1915 painting by Juan Gris

Still Life with a Poem is an oil painting by Spanish artist Juan Gris, completed in 1915. It is held at the Norton Simon Museum, in Pasadena.

Still life paintings depict real objects but not always from a specific viewpoint, as multiple viewpoints of a subject can be depicted. The idea of space is rearranged in Still Life with a Poem, which is painted entirely of oils and imitates a collage on a wood grain table. A poem by Pierre Reverdy is contained at the bottom of the oil painting, which seems to be creating a comparison between two separate paintings. This was Gris's first truly collaborative piece. Previously, he had worked with Reverdy to create a collaborative work but was abandoned because of the difficulty of printing during the war.

Juan Gris
was born in Madrid in 1887. He lived for 39 years and died in 1927. Gris, whose real name was Jose Victoriano Gonzalez-Perez, studied engineering before becoming an artist. He created many famous works, including many pieces with Pierre Reverdy. The abstract art form, known as Cubism, was the most revolutionary art form in the 20th century. Originally developed by well-known figures like Picasso and Braque around 1907. Gris was a friend and neighbor of Picasso when living in Paris. Gris was known for refining this abstract art form into his own recognizable visual art form. As a recognizable figure in art, oftentimes he was referred to as 'the third cubist'.
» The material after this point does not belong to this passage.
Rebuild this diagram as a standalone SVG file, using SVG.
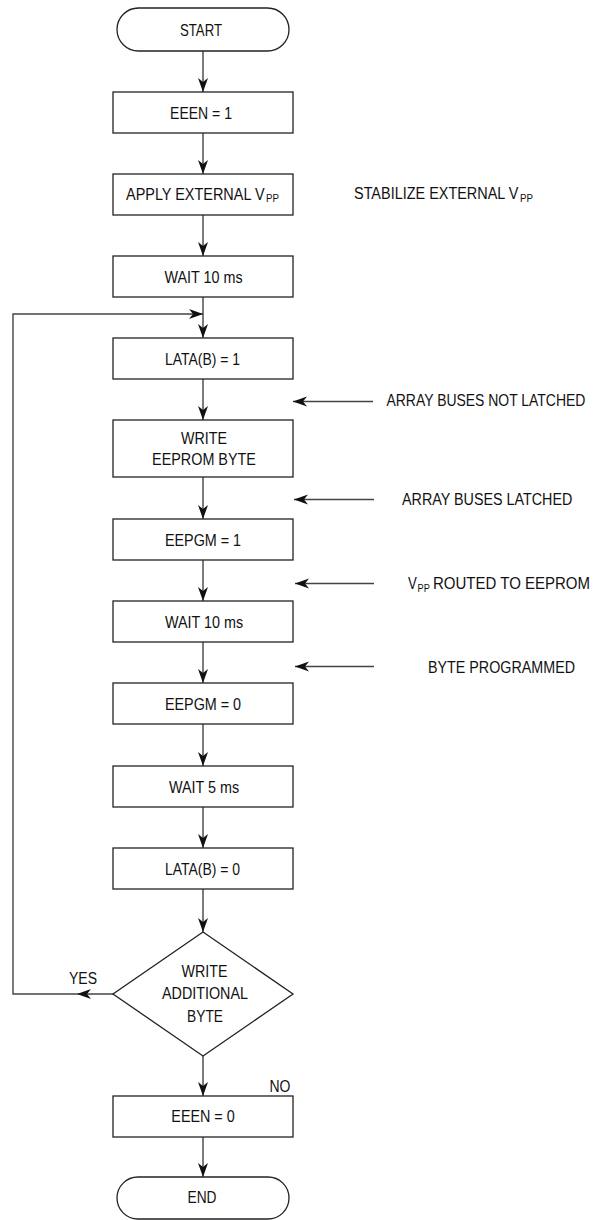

Pierre Reverdy, one of the greatest modern French poets, was born in 1889 and died in 1960. Like Gris, his work is well known and instantly recognizable. Reverdy was often described as a secret poet for secret readers. When Octavio Paz first described him like this, he talked about how often Reverdy would break the silence and disrupt empty spaces. Reverdy had always wished to not be well known, but his distinctive pieces helped him create the cubist poet population that he gained. His collaborative work with still-life paintings ended in 1927, due to the death of his peer, Gris. Like Gris, Reverdy worked closely with Pablo Picasso and Georges Braque.